В 19-й дивизии занятия с пополнением шли по расписанию, как в учебных частях, но в условиях фронтовой обстановки. Политруки после горячих тренировок действиям в рукопашном бою, после ползаний по-пластунски вели беседы о характере войны, об имперских замашках Гитлера, о боевых традициях частей. Так уж получилось, что в этот день газета напечатала большой очерк о майоре Утвенко с фотографией героя. Многие политруки читали его личному составу рот, рассказывали о своем комдиве.
Имя Александра Ивановича Утвенко на втором месяце боев за Ельню стало известным во всей армии. Член Военного совета Иванов, начальник политотдела Абрамов, да и сам Ракутин все чаще отзывались о майоре Утвенко как о талантливом военачальнике. По их подсказке был подготовлен и этот очерк. Автор воссоздал довольно полный портрет молодого комдива.

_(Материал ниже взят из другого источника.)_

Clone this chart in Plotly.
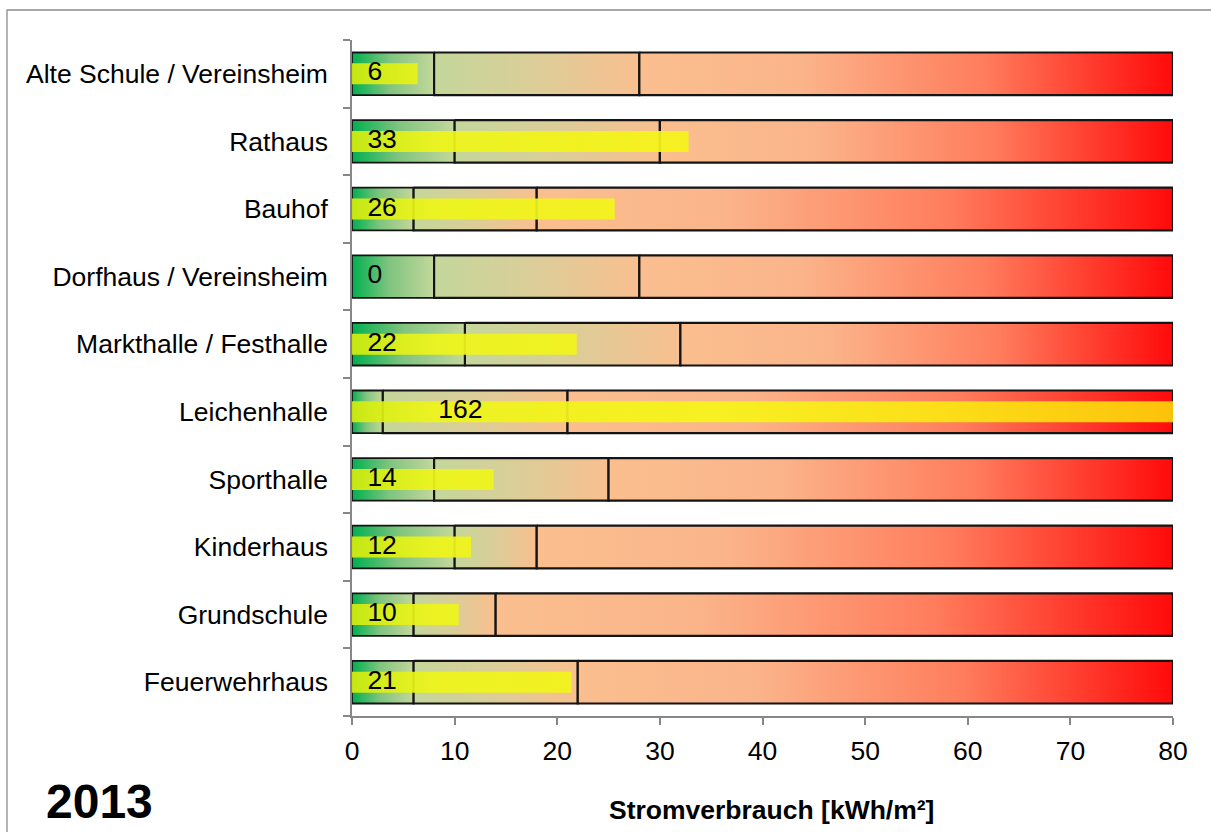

«Энергичный, веселый человек, — писал Серебрянский, — он разговаривает со всеми спокойным тоном. И сколько тонкого народного юмора в его коротких, лаконичных, предельно точных фразах! Даже самый стиль речи майора Утвенко, живой и сочный язык, в котором перемешаны русские и украинские слова, со всем присущим им юмористическим оттенком, действуют весьма ободряюще на бойцов и командиров.
— Немець иде? Де вин там иде? Бейте его, скаженного гада!»
И далее:
«Утвенко вместе с бойцами не раз ходил в атаку, однажды с маленькой группой красноармейцев он разбил целый взвод немцев. Одной из значительных операций воинов Утвенко был разгром двух пехотных батальонов противника.
Подготовка кадров — насущная забота Утвенко, талантливого командира и воспитателя…»
Читая газету, политрук дополнял очерк своими наблюдениями, вспоминая и курьезные случаи, и жестокие моменты боев. Светлели лица у резервистов и новобранцев, которым в ближайшие дни предстояло первый раз пойти в бой. «Де нимець. Вин там!» — повторяли остряки. Обучение трудному ратному делу продолжалось.